• Stored data

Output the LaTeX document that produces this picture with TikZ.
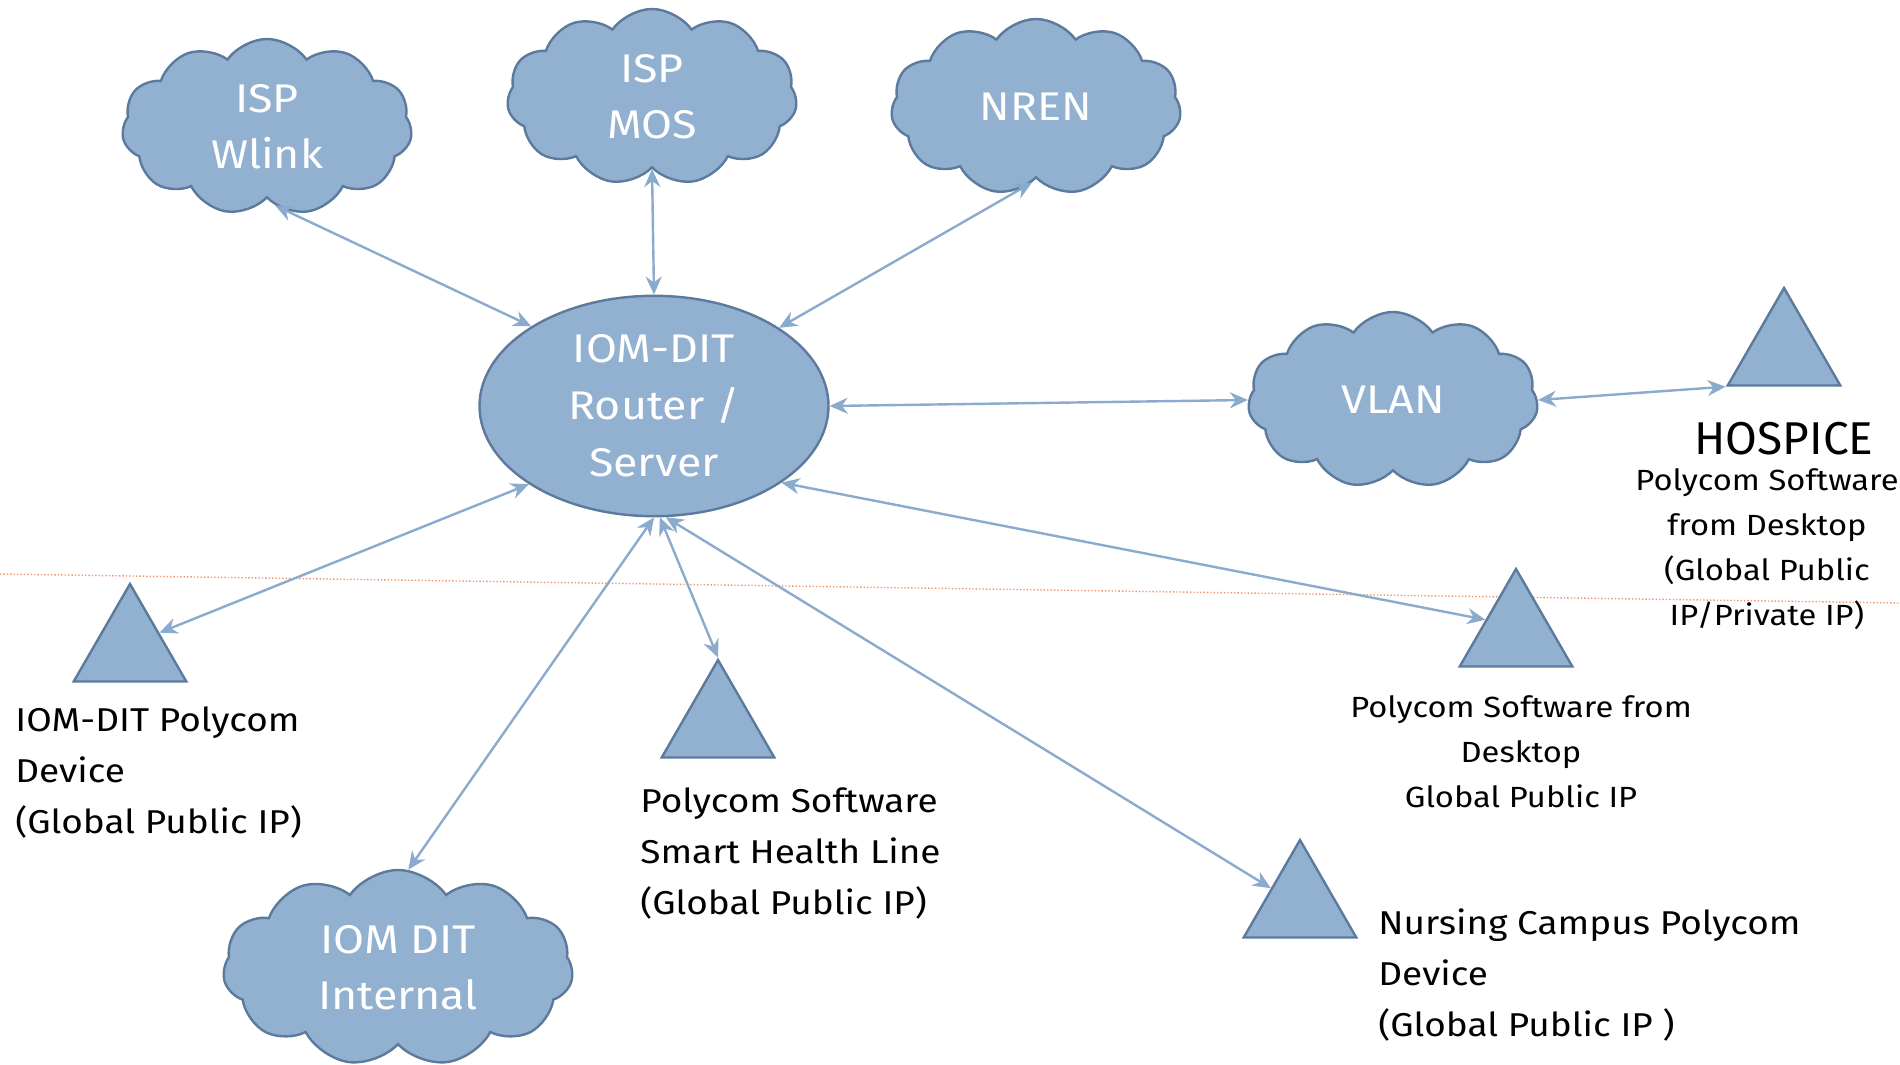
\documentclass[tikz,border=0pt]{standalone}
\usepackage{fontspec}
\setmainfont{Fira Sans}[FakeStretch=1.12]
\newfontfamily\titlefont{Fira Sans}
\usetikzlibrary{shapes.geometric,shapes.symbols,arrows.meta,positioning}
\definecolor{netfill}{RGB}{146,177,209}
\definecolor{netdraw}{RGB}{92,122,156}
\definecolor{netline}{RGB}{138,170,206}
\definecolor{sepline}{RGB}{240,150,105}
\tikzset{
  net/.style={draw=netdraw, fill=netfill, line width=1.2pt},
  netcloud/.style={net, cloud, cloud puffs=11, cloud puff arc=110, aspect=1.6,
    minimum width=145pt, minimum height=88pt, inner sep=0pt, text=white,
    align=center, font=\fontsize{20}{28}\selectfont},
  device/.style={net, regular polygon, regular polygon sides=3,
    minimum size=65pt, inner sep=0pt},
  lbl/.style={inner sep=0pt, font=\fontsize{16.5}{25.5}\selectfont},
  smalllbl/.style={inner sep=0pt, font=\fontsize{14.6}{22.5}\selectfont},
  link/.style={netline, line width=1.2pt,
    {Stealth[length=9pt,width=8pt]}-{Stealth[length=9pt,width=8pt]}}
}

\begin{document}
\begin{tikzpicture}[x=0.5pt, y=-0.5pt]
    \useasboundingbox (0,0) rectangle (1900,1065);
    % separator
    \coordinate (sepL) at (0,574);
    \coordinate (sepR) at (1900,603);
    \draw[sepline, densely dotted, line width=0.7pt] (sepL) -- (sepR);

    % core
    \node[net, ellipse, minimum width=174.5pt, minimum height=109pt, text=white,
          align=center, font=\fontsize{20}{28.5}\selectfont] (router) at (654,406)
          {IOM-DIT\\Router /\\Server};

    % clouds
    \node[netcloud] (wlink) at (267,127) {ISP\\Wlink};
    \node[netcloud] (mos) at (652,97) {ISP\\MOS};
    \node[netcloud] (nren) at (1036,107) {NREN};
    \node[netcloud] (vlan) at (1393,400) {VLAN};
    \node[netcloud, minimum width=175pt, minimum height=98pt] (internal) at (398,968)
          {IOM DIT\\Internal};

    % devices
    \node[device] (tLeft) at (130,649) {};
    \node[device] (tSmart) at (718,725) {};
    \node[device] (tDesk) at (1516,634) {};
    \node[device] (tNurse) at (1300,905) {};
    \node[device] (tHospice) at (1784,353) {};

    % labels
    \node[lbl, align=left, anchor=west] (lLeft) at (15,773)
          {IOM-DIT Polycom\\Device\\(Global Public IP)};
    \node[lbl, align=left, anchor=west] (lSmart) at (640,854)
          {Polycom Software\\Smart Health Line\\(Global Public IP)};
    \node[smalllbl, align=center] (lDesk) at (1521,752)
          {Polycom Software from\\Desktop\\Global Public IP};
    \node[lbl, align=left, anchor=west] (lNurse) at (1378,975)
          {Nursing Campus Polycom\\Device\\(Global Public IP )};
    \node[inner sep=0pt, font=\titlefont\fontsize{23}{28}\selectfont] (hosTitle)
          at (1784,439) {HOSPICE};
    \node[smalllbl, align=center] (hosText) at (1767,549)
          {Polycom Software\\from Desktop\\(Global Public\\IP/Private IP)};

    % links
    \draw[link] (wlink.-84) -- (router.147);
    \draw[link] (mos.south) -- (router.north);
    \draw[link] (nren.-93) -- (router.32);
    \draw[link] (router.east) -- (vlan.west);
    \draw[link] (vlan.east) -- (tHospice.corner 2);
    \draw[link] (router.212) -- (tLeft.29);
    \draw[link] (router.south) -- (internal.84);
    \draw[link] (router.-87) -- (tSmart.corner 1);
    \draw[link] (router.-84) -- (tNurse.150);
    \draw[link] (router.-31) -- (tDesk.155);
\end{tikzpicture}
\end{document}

• Instruction
Copy the whole listing above word for word but do not carry over the pictures.

• Result of this exercise
Output the LaTeX document that produces this picture with TikZ.
\documentclass[tikz,border=0pt]{standalone}
\usepackage{fontspec}
\setmainfont{Fira Sans}[FakeStretch=1.12]
\newfontfamily\titlefont{Fira Sans}
\usetikzlibrary{shapes.geometric,shapes.symbols,arrows.meta,positioning}
\definecolor{netfill}{RGB}{146,177,209}
\definecolor{netdraw}{RGB}{92,122,156}
\definecolor{netline}{RGB}{138,170,206}
\definecolor{sepline}{RGB}{240,150,105}
\tikzset{
  net/.style={draw=netdraw, fill=netfill, line width=1.2pt},
  netcloud/.style={net, cloud, cloud puffs=11, cloud puff arc=110, aspect=1.6,
    minimum width=145pt, minimum height=88pt, inner sep=0pt, text=white,
    align=center, font=\fontsize{20}{28}\selectfont},
  device/.style={net, regular polygon, regular polygon sides=3,
    minimum size=65pt, inner sep=0pt},
  lbl/.style={inner sep=0pt, font=\fontsize{16.5}{25.5}\selectfont},
  smalllbl/.style={inner sep=0pt, font=\fontsize{14.6}{22.5}\selectfont},
  link/.style={netline, line width=1.2pt,
    {Stealth[length=9pt,width=8pt]}-{Stealth[length=9pt,width=8pt]}}
}

\begin{document}
\begin{tikzpicture}[x=0.5pt, y=-0.5pt]
    \useasboundingbox (0,0) rectangle (1900,1065);
    % separator
    \coordinate (sepL) at (0,574);
    \coordinate (sepR) at (1900,603);
    \draw[sepline, densely dotted, line width=0.7pt] (sepL) -- (sepR);

    % core
    \node[net, ellipse, minimum width=174.5pt, minimum height=109pt, text=white,
          align=center, font=\fontsize{20}{28.5}\selectfont] (router) at (654,406)
          {IOM-DIT\\Router /\\Server};

    % clouds
    \node[netcloud] (wlink) at (267,127) {ISP\\Wlink};
    \node[netcloud] (mos) at (652,97) {ISP\\MOS};
    \node[netcloud] (nren) at (1036,107) {NREN};
    \node[netcloud] (vlan) at (1393,400) {VLAN};
    \node[netcloud, minimum width=175pt, minimum height=98pt] (internal) at (398,968)
          {IOM DIT\\Internal};

    % devices
    \node[device] (tLeft) at (130,649) {};
    \node[device] (tSmart) at (718,725) {};
    \node[device] (tDesk) at (1516,634) {};
    \node[device] (tNurse) at (1300,905) {};
    \node[device] (tHospice) at (1784,353) {};

    % labels
    \node[lbl, align=left, anchor=west] (lLeft) at (15,773)
          {IOM-DIT Polycom\\Device\\(Global Public IP)};
    \node[lbl, align=left, anchor=west] (lSmart) at (640,854)
          {Polycom Software\\Smart Health Line\\(Global Public IP)};
    \node[smalllbl, align=center] (lDesk) at (1521,752)
          {Polycom Software from\\Desktop\\Global Public IP};
    \node[lbl, align=left, anchor=west] (lNurse) at (1378,975)
          {Nursing Campus Polycom\\Device\\(Global Public IP )};
    \node[inner sep=0pt, font=\titlefont\fontsize{23}{28}\selectfont] (hosTitle)
          at (1784,439) {HOSPICE};
    \node[smalllbl, align=center] (hosText) at (1767,549)
          {Polycom Software\\from Desktop\\(Global Public\\IP/Private IP)};

    % links
    \draw[link] (wlink.-84) -- (router.147);
    \draw[link] (mos.south) -- (router.north);
    \draw[link] (nren.-93) -- (router.32);
    \draw[link] (router.east) -- (vlan.west);
    \draw[link] (vlan.east) -- (tHospice.corner 2);
    \draw[link] (router.212) -- (tLeft.29);
    \draw[link] (router.south) -- (internal.84);
    \draw[link] (router.-87) -- (tSmart.corner 1);
    \draw[link] (router.-84) -- (tNurse.150);
    \draw[link] (router.-31) -- (tDesk.155);
\end{tikzpicture}
\end{document}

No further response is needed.